Kiri brings an even closer daily connection. She lived as Westh’s roommate while dating his best friend, Nichlas. Their routines crossed with his, making the later revelations feel like a violation of domestic memory. The everyday details matter here. They make the horror feel less distant, because the series keeps returning to the ordinary spaces where trust once existed.
Nichlas carries the most painful section of the story. His friendship with Westh lasted fifteen years, a long stretch of shared history that collapsed after the arrest. The second episode places him in a deeply uncomfortable position when he is labeled a suspect. The third episode follows his emotional breakdown as the truth about his best friend becomes impossible to deny.
A letter from Westh to Nichlas offers a bleak glimpse into his thinking. He describes his actions as a stupid mistake, a phrase so inadequate that it becomes disturbing in itself. His refusal to accept responsibility exposes the gap between the man Nichlas believed he knew and the predator revealed to the world. The emotional force comes from that rupture. These friends must revisit every conversation, every dinner, every remembered kindness, and ask what was real.
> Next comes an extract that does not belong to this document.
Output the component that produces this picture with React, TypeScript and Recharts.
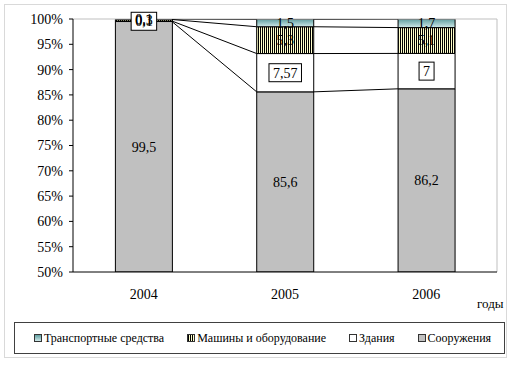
import React from 'react';
import {
  Bar,
  ComposedChart,
  LabelList,
  Legend,
  Line,
  ReferenceLine,
  XAxis,
  YAxis,
} from 'recharts';

const years = ['2004', '2005', '2006'];
const sooruzheniya = [99.5, 85.6, 86.2];
const zdaniya = [0.1, 7.57, 7];
const mashiny = [0.3, 5.3, 5.1];
const transport = [0.1, 1.5, 1.7];
const yTicks = [50, 55, 60, 65, 70, 75, 80, 85, 90, 95, 100];

const FONT = '"Times New Roman", "Liberation Serif", Tinos, serif';
const BAR_SHARE = 0.4;
const Y_MIN = yTicks[0];
const Y_MAX = yTicks[yTicks.length - 1];

const data = years.map((year, i) => ({
  year,
  sooruzheniya: sooruzheniya[i],
  zdaniya: zdaniya[i],
  mashiny: mashiny[i],
  transport: transport[i],
}));

// series lines (Excel style) joining segment tops between neighbouring bars
const stackOrder = [sooruzheniya, zdaniya, mashiny, transport];
const cumulative = stackOrder.map((_, k) =>
  years.map((_, i) => stackOrder.slice(0, k + 1).reduce((s, arr) => s + arr[i], 0))
);
const seriesLines = cumulative.map((level) => {
  const pts: Array<{ x: number; y: number | null }> = [];
  for (let i = 0; i < years.length - 1; i++) {
    pts.push({ x: i + 0.5 + BAR_SHARE / 2, y: level[i] });
    pts.push({ x: i + 1.5 - BAR_SHARE / 2, y: level[i + 1] });
    pts.push({ x: i + 1.5, y: null });
  }
  return pts;
});

const fmt = (v: any) => String(v).replace('.', ',');

const TextLabel = (props: any) => {
  const vb = props.viewBox || props;
  const cx = vb.x + vb.width / 2;
  const cy = vb.y + vb.height / 2;
  return (
    <text x={cx} y={cy} dy="0.35em" textAnchor="middle" style={{ fontFamily: FONT }} fontSize={14} fill="#000">
      {fmt(props.value)}
    </text>
  );
};

const BoxLabel = (props: any) => {
  const vb = props.viewBox || props;
  const cx = vb.x + vb.width / 2;
  const cy = vb.y + vb.height / 2;
  const t = fmt(props.value);
  const w = t.replace(',', '').length * 7 + (t.includes(',') ? 3.5 : 0) + 8;
  const h = 18;
  return (
    <g>
      <rect x={cx - w / 2} y={cy - h / 2} width={w} height={h} fill="#fff" stroke="#000" />
      <text x={cx} y={cy} dy="0.35em" textAnchor="middle" style={{ fontFamily: FONT }} fontSize={14} fill="#000">
        {t}
      </text>
    </g>
  );
};

const legendItems = [
  { name: 'Транспортные средства', bg: 'linear-gradient(#5f9ea0, #cfe9e9)' },
  { name: 'Машины и оборудование', bg: 'repeating-linear-gradient(90deg, #000 0 1px, #ffffcc 1px 2px)' },
  { name: 'Здания', bg: '#fff' },
  { name: 'Сооружения', bg: '#c0c0c0' },
];

const LegendBox = () => (
  <div
    style={{
      boxSizing: 'border-box',
      width: '100%',
      height: '100%',
      border: '1px solid #404040',
      display: 'flex',
      alignItems: 'center',
      justifyContent: 'center',
      gap: 23,
      paddingLeft: 6,
      fontFamily: FONT,
      fontSize: 12,
      whiteSpace: 'nowrap',
      color: '#000',
    }}
  >
    {legendItems.map((it) => (
      <div key={it.name} style={{ display: 'flex', alignItems: 'center' }}>
        <span
          style={{
            display: 'inline-block',
            width: 6,
            height: 6,
            border: '1px solid #333',
            background: it.bg,
            marginRight: 2,
          }}
        />
        <span>{it.name}</span>
      </div>
    ))}
  </div>
);

export default function App() {
  return (
    <div
      style={{
        position: 'absolute',
        left: 0,
        top: 0,
        width: 515,
        height: 365,
        background: '#fff',
        fontFamily: FONT,
      }}
    >
      <div
        style={{
          position: 'absolute',
          left: 4,
          top: 4,
          width: 503,
          height: 354,
          border: '1px solid #d9d9d9',
          boxSizing: 'border-box',
        }}
      />
      <ComposedChart
        width={515}
        height={365}
        data={data}
        margin={{ top: 19, right: 18, left: 0, bottom: 48 }}
        barCategoryGap={`${((1 - BAR_SHARE) / 2) * 100}%`}
        style={{ position: 'absolute', left: 0, top: 0 }}
      >
        <defs>
          <pattern id="vstripes" width="2" height="2" patternUnits="userSpaceOnUse">
            <rect width="2" height="2" fill="#ffffcc" />
            <rect width="1" height="2" fill="#000" />
          </pattern>
          <linearGradient id="teal" x1="0" y1="0" x2="0" y2="1">
            <stop offset="0" stopColor="#5f9ea0" />
            <stop offset="1" stopColor="#cfe9e9" />
          </linearGradient>
        </defs>
        <XAxis
          type="number"
          dataKey="x"
          domain={[0, years.length]}
          ticks={years.map((_, i) => i).concat(years.length)}
          allowDataOverflow
          tick={false}
          tickSize={5}
          tickLine={{ stroke: '#000' }}
          axisLine={{ stroke: '#000' }}
          height={5}
        />
        <XAxis
          xAxisId="cat"
          dataKey="year"
          axisLine={false}
          tickLine={false}
          tickMargin={6}
          height={40}
          tick={{ fill: '#000', fontFamily: FONT, fontSize: 14 }}
          label={{ value: 'годы', position: 'right', offset: -20, dy: 6, fill: '#000', fontFamily: FONT, fontSize: 13 }}
        />
        <YAxis
          domain={[Y_MIN, Y_MAX]}
          ticks={yTicks}
          allowDataOverflow
          width={73}
          tickSize={4}
          tickMargin={6}
          tickFormatter={(v) => `${v}%`}
          axisLine={{ stroke: '#000' }}
          tickLine={{ stroke: '#000' }}
          tick={{ fill: '#000', fontFamily: FONT, fontSize: 14 }}
        />
        <ReferenceLine y={Y_MAX} stroke="#bfbfbf" />
        <ReferenceLine x={years.length} stroke="#bfbfbf" />
        {seriesLines.map((pts, k) => (
          <Line
            key={k}
            data={pts}
            dataKey="y"
            type="linear"
            stroke="#000"
            strokeWidth={1}
            dot={false}
            activeDot={false}
            connectNulls={false}
            legendType="none"
            isAnimationActive={false}
          />
        ))}
        <Bar xAxisId="cat" dataKey="sooruzheniya" stackId="a" fill="#c0c0c0" stroke="#000" isAnimationActive={false}>
          <LabelList dataKey="sooruzheniya" content={TextLabel} />
        </Bar>
        <Bar xAxisId="cat" dataKey="zdaniya" stackId="a" fill="#fff" stroke="#000" isAnimationActive={false}>
          <LabelList dataKey="zdaniya" content={BoxLabel} />
        </Bar>
        <Bar xAxisId="cat" dataKey="mashiny" stackId="a" fill="url(#vstripes)" stroke="#000" isAnimationActive={false}>
          <LabelList dataKey="mashiny" content={TextLabel} />
        </Bar>
        <Bar xAxisId="cat" dataKey="transport" stackId="a" fill="url(#teal)" stroke="#000" isAnimationActive={false}>
          <LabelList dataKey="transport" content={TextLabel} />
        </Bar>
        <Legend
          verticalAlign="middle"
          layout="horizontal"
          content={LegendBox}
          wrapperStyle={{ position: 'absolute', left: 14, top: 322, width: 491, height: 32 }}
        />
      </ComposedChart>
    </div>
  );
}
The Ethics of the Invisible Victim
Dyekjær makes a pointed choice by keeping the victims anonymous. That decision creates a tension the series never fully escapes. The filmmakers work carefully to connect viewers to the crimes while respecting the privacy of the families. Real-world controversy shadows the production. Loved ones of the first victim asked for peace and spoke against the series.
Jane Valstead, the search coordinator, carries much of the town’s grief. Her presence recalls the communal effort to find the missing girl and gives the story a wider civic weight. The director also appears on camera, shifting attention away from familiar true-crime authority figures. Detectives and lawyers do not guide the story. The legal mechanics stay mostly outside the frame, while the social aftermath moves forward.
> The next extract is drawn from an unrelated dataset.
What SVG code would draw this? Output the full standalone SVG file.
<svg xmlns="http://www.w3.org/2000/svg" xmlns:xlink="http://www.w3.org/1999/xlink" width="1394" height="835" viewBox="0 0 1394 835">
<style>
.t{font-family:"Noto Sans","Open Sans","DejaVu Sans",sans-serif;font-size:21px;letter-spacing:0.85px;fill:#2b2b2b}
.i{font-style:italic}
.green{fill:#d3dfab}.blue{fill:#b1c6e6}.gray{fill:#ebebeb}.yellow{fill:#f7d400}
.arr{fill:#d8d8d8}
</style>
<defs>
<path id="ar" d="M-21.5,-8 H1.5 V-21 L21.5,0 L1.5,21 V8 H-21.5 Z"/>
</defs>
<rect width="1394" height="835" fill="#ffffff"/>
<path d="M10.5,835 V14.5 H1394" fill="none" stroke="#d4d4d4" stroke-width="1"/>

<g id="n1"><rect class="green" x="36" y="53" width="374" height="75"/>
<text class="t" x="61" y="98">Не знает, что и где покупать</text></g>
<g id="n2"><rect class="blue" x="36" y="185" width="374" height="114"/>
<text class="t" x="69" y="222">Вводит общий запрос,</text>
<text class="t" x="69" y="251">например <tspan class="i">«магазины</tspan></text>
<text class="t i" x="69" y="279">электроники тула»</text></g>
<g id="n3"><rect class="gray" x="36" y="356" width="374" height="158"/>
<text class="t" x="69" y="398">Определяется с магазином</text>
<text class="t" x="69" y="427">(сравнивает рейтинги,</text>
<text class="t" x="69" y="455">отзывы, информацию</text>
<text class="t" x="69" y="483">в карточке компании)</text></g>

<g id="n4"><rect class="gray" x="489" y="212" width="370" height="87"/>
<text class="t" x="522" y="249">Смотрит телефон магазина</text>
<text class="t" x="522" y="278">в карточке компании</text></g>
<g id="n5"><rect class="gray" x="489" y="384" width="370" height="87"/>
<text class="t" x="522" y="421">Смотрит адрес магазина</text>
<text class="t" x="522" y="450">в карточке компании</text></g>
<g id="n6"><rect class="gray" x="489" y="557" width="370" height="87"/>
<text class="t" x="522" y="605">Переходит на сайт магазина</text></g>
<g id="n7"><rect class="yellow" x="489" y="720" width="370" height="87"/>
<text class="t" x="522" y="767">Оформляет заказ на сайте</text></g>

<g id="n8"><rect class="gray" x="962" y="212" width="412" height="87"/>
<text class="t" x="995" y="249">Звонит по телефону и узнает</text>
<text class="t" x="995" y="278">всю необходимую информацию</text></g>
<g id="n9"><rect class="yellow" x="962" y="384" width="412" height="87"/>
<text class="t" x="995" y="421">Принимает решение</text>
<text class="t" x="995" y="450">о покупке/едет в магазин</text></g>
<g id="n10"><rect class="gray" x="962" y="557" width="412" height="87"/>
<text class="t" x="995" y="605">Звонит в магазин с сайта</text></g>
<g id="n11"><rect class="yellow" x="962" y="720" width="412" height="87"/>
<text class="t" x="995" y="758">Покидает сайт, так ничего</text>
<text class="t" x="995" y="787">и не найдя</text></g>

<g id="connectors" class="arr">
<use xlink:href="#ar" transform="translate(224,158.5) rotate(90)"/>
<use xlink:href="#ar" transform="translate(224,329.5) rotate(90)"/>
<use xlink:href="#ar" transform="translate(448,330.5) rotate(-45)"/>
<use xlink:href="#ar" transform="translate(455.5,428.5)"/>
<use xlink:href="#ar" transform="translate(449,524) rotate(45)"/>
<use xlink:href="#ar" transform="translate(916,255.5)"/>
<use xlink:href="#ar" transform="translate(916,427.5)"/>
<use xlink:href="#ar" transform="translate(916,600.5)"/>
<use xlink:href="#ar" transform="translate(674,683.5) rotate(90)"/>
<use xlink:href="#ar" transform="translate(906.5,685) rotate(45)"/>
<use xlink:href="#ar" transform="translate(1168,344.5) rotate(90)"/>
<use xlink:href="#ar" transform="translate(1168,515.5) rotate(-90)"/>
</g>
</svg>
That choice gives the series its intimate quality, and it also creates its main ethical strain. Watching friends describe ordinary moments with Westh is deeply unsettling. They remember a man who seemed to belong in the background of their lives without setting off alarms.
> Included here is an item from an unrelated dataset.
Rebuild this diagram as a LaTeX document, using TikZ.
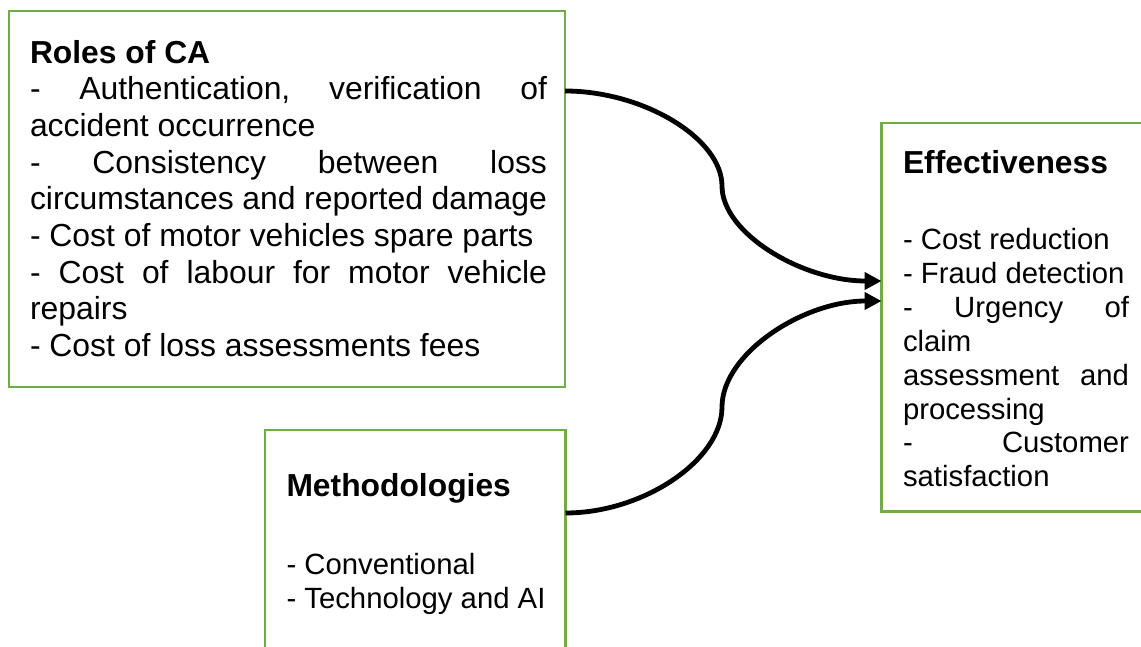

The production gives heavy attention to the emotional damage within his social circle, which raises a difficult question about whose pain receives the frame. True crime often lives in that uneasy space between public interest and private injury, and this series feels especially exposed because the community’s wounds remain fresh.
The Surface of the Monster
The series has clear technical and narrative limits. It offers a view of the surface of the crimes and gives limited attention to police errors. Specific evidence and forensic detail receive little space, including the work that led to Westh’s capture. The psychological reading of Westh also stays thin. The show does little to explain his motivations or identify signals his friends might have missed.
The pacing weakens in the later sections. The emotional material begins to circle familiar ideas, and the runtime starts to feel stretched. The episode titles focus on the friends, keeping their trauma in view even during the recounting of the crimes. That structure narrows the documentary’s range. It plays as a study of betrayal, memory, and social blindness, with less interest in becoming a full crime investigation.
Artistically, that narrow focus has power. The editing keeps returning us to testimony and recollection, creating a rhythm of stunned recognition. The sound and music carry a restrained chill, matching the quiet dread of the Danish setting. The cinematography, shaped around calm spaces and muted emotional pressure, gives Korsør the feel of a town trying to hold itself together.
The film’s deepest sting lies in its plainest idea: a fifteen-year friendship can survive without revealing a person’s true nature. That thought lands with unusual force because it reflects a fear many viewers understand. We like to believe closeness gives us knowledge. A Friend, A Murderer argues that closeness can still leave enormous blind spots. The people nearest to us can remain painfully unknowable, and Dyekjær’s series turns that realization into its coldest image.
A Friend, a Murderer premiered globally on Netflix on March 5, 2026. This gripping three-part documentary explores the psychological fallout of a string of horrific crimes in the quiet Danish town of Korsør. Rather than focusing solely on the investigative process, the series is told through the eyes of three close friends—Amanda, Kiri, and Nichlas—who were forced to confront the reality that the person they trusted most was a violent perpetrator. The series is currently available for streaming in full on Netflix.
Where to Watch A Friend, a Murderer Online
Full Credits
Title: A Friend, a Murderer (Original Title: En ven, en morder)
Distributor: Netflix
Release date: March 5, 2026
Rating: TV-MA
Running time: 3 episodes (approximately 41, 39, and 48 minutes)
Director: Christian Dyekjær, Bo Norström Weile
Writers: Bo Norström Weile
Producers and Executive Producers: Tobias Sørensen (Producer), Niels Pedersen Nielsen (Executive Producer)
Cast: Amanda, Kiri, Nichlas, Jane Valstead, Anna Helleberg Kluge, Philip Patrick Westh, Lasse Reimer
Director of Photography (Cinematographer): Lars Skree
Composer: Niklas Schak, Kristian Eidnes Andersen
The Review
A Friend, A Murderer
A Friend, A Murderer succeeds as an exploration of betrayal. It captures the trauma of realizing a trusted companion was a predator. The focus on the social circle provides an unsettling look at how violence hides in plain sight. However, the lack of investigative depth and the repetitive emotional beats hold it back. It is a haunting watch that chooses social commentary over procedural rigor. It offers a perspective on the fragility of trust in a small community.
PROS
- Focuses on the social impact within a close friend group.
- Provides a chilling look at the mask of normalcy.
- Captures the collective anxiety of the town through personal accounts.
CONS
- Lacks detailed psychological or investigative analysis.
- Repeats emotional points which slows the pacing.
- Avoids addressing the victims' families in a meaningful way.